Intel looked into partially depleted SOI technology about the time that IBM did and ruled it out because the cost was too high and the performance benefit based upon that cost was limited. But Bohr said the company is now looking into fully depleted SOI technology. There is no determination whether Intel will use that technology at future nodes, but it remains a possibility.

The difference between partially depleted and fully depleted is that in a fully depleted model the source and drain in a transistor are depleted down to the oxide. The channel is subsequently deeper, which in turn provides better insulation. With SOI, chipmakers typically can get a boost in either performance or power. But with performance now far less of an issue in most applications than power, the bulk, the focus is on SOI to save power.
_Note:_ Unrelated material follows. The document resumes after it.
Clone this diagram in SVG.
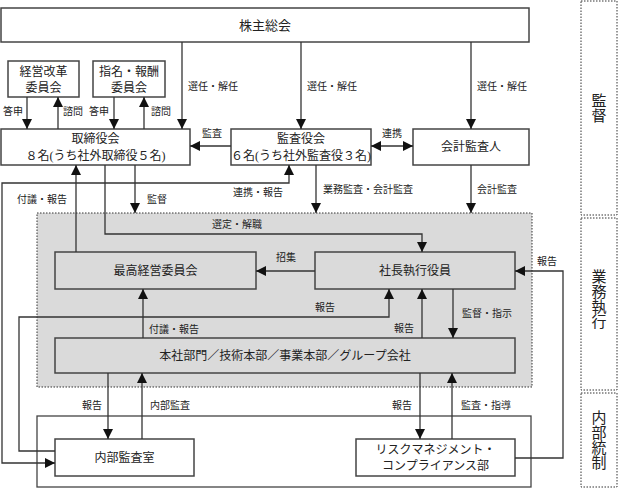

“SOI technologies have a slope factor of approximately 1.2-1.3,” said Rabaey. “There is currently a lot of research on the development of devices with an ‘n’ smaller than 1 (such as Tunnel-FETs or TFETs, and other hetero-devices). This would allow for lower voltages. Right now this is purely experimental though.”

Conclusion
There is no simple answer to how power issues need to be addressed. The clear implication, however, is that design will become more complicated in some areas even as it becomes simpler in others. Restrictive design rules will limit what design engineers can do, but they will open up all sorts of possibilities for power modeling and engineering that never existed—or needed to exist before.

As IBM’s top engineers have said repeatedly, each new node requires some group to feel the pain. In the past, much of that pain was absorbed in the manufacturing and foundry process. The next phase will hit the design engineer and the verification methodology. After that, it’s anyone’s guess.